Some speak of the demographic threat to Israel to justify further withdrawal. Even if real, such an eventuality is far from upon [sic] Israel. Israel would be wiser to avoid present kinetic threats than to pursue policies that defer to perceived threats that may never actualize. Rejecting further concessions would be a good first step….
The “demographic threat” of Arabs supposedly outnumbering Jews in Israel has been shown to be hollow. The fertility rate for Israeli Arabs has sunk while that for Israeli Jews continues to increase. In 1969, Israel’s Arab fertility rate was six births higher than the Jewish rate. In 2015, the fertility rates for both Jews and Arabs were 3.13 births per woman, reflecting the dramatic Westernization of Israel’s Arab population, triggered by the enhanced social status of Arab women, a rising marriage age, expanded participation of women in the job market, and shorter reproductive time.

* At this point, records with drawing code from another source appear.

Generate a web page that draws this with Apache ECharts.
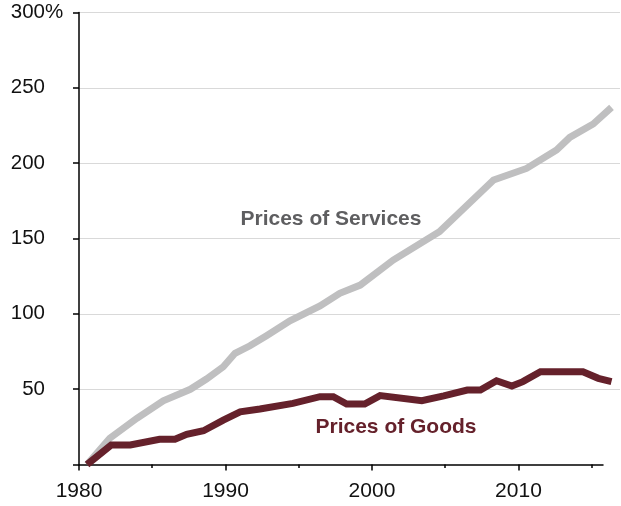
<!DOCTYPE html>
<html>
<head>
<meta charset="utf-8">
<script src="https://cdn.jsdelivr.net/npm/echarts@6/dist/echarts.min.js"></script>
<style>
html,body{margin:0;padding:0;background:#fff;}
#chart{width:621px;height:506px;}
</style>
</head>
<body>
<div id="chart"></div>
<script>
// ---- data ----
var servicesYears  = [1980.55, 1982.1, 1983.95, 1985.75, 1987.6, 1988.7, 1989.85, 1990.65, 1991.67, 1992.8, 1994.4, 1996.45, 1997.8, 1999.2, 2001.45, 2004.6, 2008.3, 2010.55, 2012.6, 2013.5, 2015.1, 2016.35];
var servicesValues = [0, 17.4, 30.7, 42.3, 49.9, 56.7, 64.9, 73.8, 78.8, 85.5, 95.4, 105.2, 113.6, 119.1, 135.7, 154.5, 188.8, 196.5, 208.7, 217.1, 226, 237];

var goodsYears  = [1980.55, 1982.2, 1983.5, 1985.5, 1986.55, 1987.35, 1988.5, 1989.85, 1991.0, 1992.35, 1994.6, 1996.45, 1997.36, 1998.27, 1999.5, 2000.55, 2003.4, 2004.9, 2006.5, 2007.4, 2008.5, 2009.55, 2010.3, 2011.5, 2014.4, 2015.45, 2016.35];
var goodsValues = [0, 13, 13, 16.7, 16.7, 20, 22.4, 29.5, 35, 36.8, 40.6, 45, 45, 40.1, 40.1, 45.7, 42.3, 45.5, 49.4, 49.4, 55.6, 52.1, 55, 61.6, 61.6, 57.2, 55];

var xMajorTicks = [1980, 1990, 2000, 2010];
var xMinorTicks = [1985, 1995, 2005, 2015];
var yLabelValues = [50, 100, 150, 200, 250, 300];

var servicesLabel = {text: 'Prices of Services', year: 1997.2, value: 162.9};
var goodsLabel = {text: 'Prices of Goods', year: 2001.64, value: 24.9};

function pairs(xs, ys){ return xs.map(function(x,i){ return [x, ys[i]]; }); }

var FONT = "'Liberation Sans', Arial, Helvetica, sans-serif";
var chart = echarts.init(document.getElementById('chart'), null, {renderer:'canvas'});

var option = {
  animation: false,
  backgroundColor: '#ffffff',
  textStyle: {fontFamily: FONT},
  grid: [
    {left: 79, right: 1, top: 12.5, bottom: 41.5, containLabel: false},
    {left: 79, right: 18, top: 12.5, bottom: 41.5, containLabel: false}
  ],
  xAxis: [
    {gridIndex: 0, type: 'value', min: 1980, max: 2016.93, show: false},
    {gridIndex: 1, type: 'value', min: 1980, max: 2015.77, position: 'bottom',
      axisLine: {show: true, lineStyle: {color: '#000', width: 1.5}},
      axisTick: {show: true, length: 6, inside: false, customValues: xMajorTicks, lineStyle: {color: '#000', width: 1.5}},
      axisLabel: {show: true, customValues: xMajorTicks, margin: 16, color: '#111', fontSize: 21, fontFamily: FONT,
        formatter: function(v){ return String(v); }},
      splitLine: {show: false}
    },
    {gridIndex: 1, type: 'value', min: 1980, max: 2015.77, position: 'bottom',
      axisLine: {show: false},
      axisTick: {show: true, length: 3.5, inside: false, customValues: xMinorTicks, lineStyle: {color: '#000', width: 1.5}},
      axisLabel: {show: false},
      splitLine: {show: false}
    }
  ],
  yAxis: [
    {gridIndex: 0, type: 'value', min: 0, max: 300, interval: 50,
      axisLine: {show: true, lineStyle: {color: '#000', width: 1.5}},
      axisTick: {show: true, length: 6, inside: false, lineStyle: {color: '#000', width: 1.5}},
      axisLabel: {
        show: true, customValues: yLabelValues, margin: 16, color: '#111', fontSize: 20.5, fontFamily: FONT, align: 'right',
        formatter: function(v){ return '{n|' + v + '}{p|' + (v === 300 ? '%' : ' ') + '}'; },
        rich: {
          n: {fontSize: 20.5, fontFamily: FONT, color: '#111'},
          p: {width: 18, fontSize: 20.5, fontFamily: FONT, color: '#111', align: 'left'}
        }
      },
      splitLine: {show: true, lineStyle: {color: ['rgba(0,0,0,0)', '#d9d9d9', '#d9d9d9', '#d9d9d9', '#d9d9d9', '#d9d9d9', '#d9d9d9'], width: 1.2}}
    },
    {gridIndex: 1, type: 'value', min: 0, max: 300, show: false}
  ],
  series: [
    {
      name: 'Prices of Services', type: 'line', xAxisIndex: 0, yAxisIndex: 0,
      data: pairs(servicesYears, servicesValues),
      showSymbol: false, symbol: 'none', smooth: false,
      lineStyle: {color: '#bfbfc0', width: 7, cap: 'butt', join: 'miter'},
      markPoint: {
        symbol: 'circle', symbolSize: 0, silent: true,
        data: [{coord: [servicesLabel.year, servicesLabel.value], value: servicesLabel.text}],
        label: {show: true, position: 'inside', formatter: servicesLabel.text, color: '#5e5e60', fontSize: 21, fontWeight: 'bold', fontFamily: FONT}
      },
      z: 2
    },
    {
      name: 'Prices of Goods', type: 'line', xAxisIndex: 0, yAxisIndex: 0,
      data: pairs(goodsYears, goodsValues),
      showSymbol: false, symbol: 'none', smooth: false,
      lineStyle: {color: '#65212b', width: 7, cap: 'butt', join: 'miter'},
      markPoint: {
        symbol: 'circle', symbolSize: 0, silent: true,
        data: [{coord: [goodsLabel.year, goodsLabel.value], value: goodsLabel.text}],
        label: {show: true, position: 'inside', formatter: goodsLabel.text, color: '#65212b', fontSize: 21, fontWeight: 'bold', fontFamily: FONT}
      },
      z: 3
    }
  ]
};
chart.setOption(option);
</script>
</body>
</html>
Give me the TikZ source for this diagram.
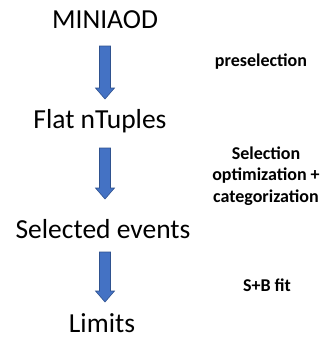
\documentclass[tikz,border=0pt]{standalone}
\usepackage{fontspec}
\setmainfont{Carlito}
\usetikzlibrary{calc}
\definecolor{arrfill}{HTML}{4472C4}
\definecolor{arrline}{HTML}{2F528F}
\tikzset{
  stage/.style={inner sep=0pt, anchor=base, font=\fontsize{27.5}{32}\selectfont},
  steplabel/.style={inner sep=0pt, align=center, font=\bfseries\fontsize{18}{21.5}\selectfont},
  fatarrow/.style={fill=arrfill, draw=arrline, line width=0.6pt, line join=miter}
}
\newcommand\mkfatarrow[2]{%
  \draw[fatarrow] ($(#1)+(-5.5pt,0)$) -- ($(#2)+(-5.5pt,11pt)$) -- ($(#2)+(-9.5pt,11pt)$) -- (#2)
    -- ($(#2)+(9.5pt,11pt)$) -- ($(#2)+(5.5pt,11pt)$) -- ($(#1)+(5.5pt,0)$) -- cycle;}
\begin{document}
\begin{tikzpicture}[x=1pt,y=1pt]
\useasboundingbox (0,0) rectangle (323,-341);
\node[stage] (mini) at (105,-28) {MINIAOD};
\node[stage] (flat) at (100,-128) {Flat nTuples};
\node[stage] (sel) at (103,-238) {Selected events};
\node[stage] (lim) at (102,-332) {Limits};
\coordinate (a1s) at (105,-46);
\coordinate (a1e) at (105,-99);
\coordinate (a2s) at (105,-148);
\coordinate (a2e) at (105,-199);
\coordinate (a3s) at (105,-252);
\coordinate (a3e) at (105,-302);
\mkfatarrow{a1s}{a1e}
\mkfatarrow{a2s}{a2e}
\mkfatarrow{a3s}{a3e}
\node[steplabel] (l1) at (261,-62) {preselection};
\node[steplabel] (l2) at (266,-176) {Selection\\optimization +\\categorization};
\node[steplabel] (l3) at (267,-285) {S+B fit};
\end{tikzpicture}
\end{document}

In 2019, the Jewish fertility rate was 3.09, while the Arab fertility rate declined to 2.98, and continues to decrease, while the fertility rate for Israeli Jews bottomed out in 2019, now stands at 3.1, and shows every sign of steadily increasing.
The number of Israeli Jewish births in 2020 (134,866) was 68 percent higher than in 1995 (80,400), while the number of Israeli Arab births in 2020 was 16 percent higher (42,435) than 1995 (36,500), as reported in the March 2021 Monthly Bulletin of Israel’s Central Bureau of Statistics.
The demographic “time bomb” of Israeli Arabs that some claim will overwhelm Israeli Jews does not exist.
Israel’s unhappy experience with its unilateral withdrawal from Gaza, that so far has resulted in four wars, offers a hard-won lesson: the Jewish state must never again engage in such one-sided territorial concessions. Whatever Israel decides – whether to annex part, or all, of Judea and Samaria, and under what conditions exacted from the Palestinians – must reflect that lesson.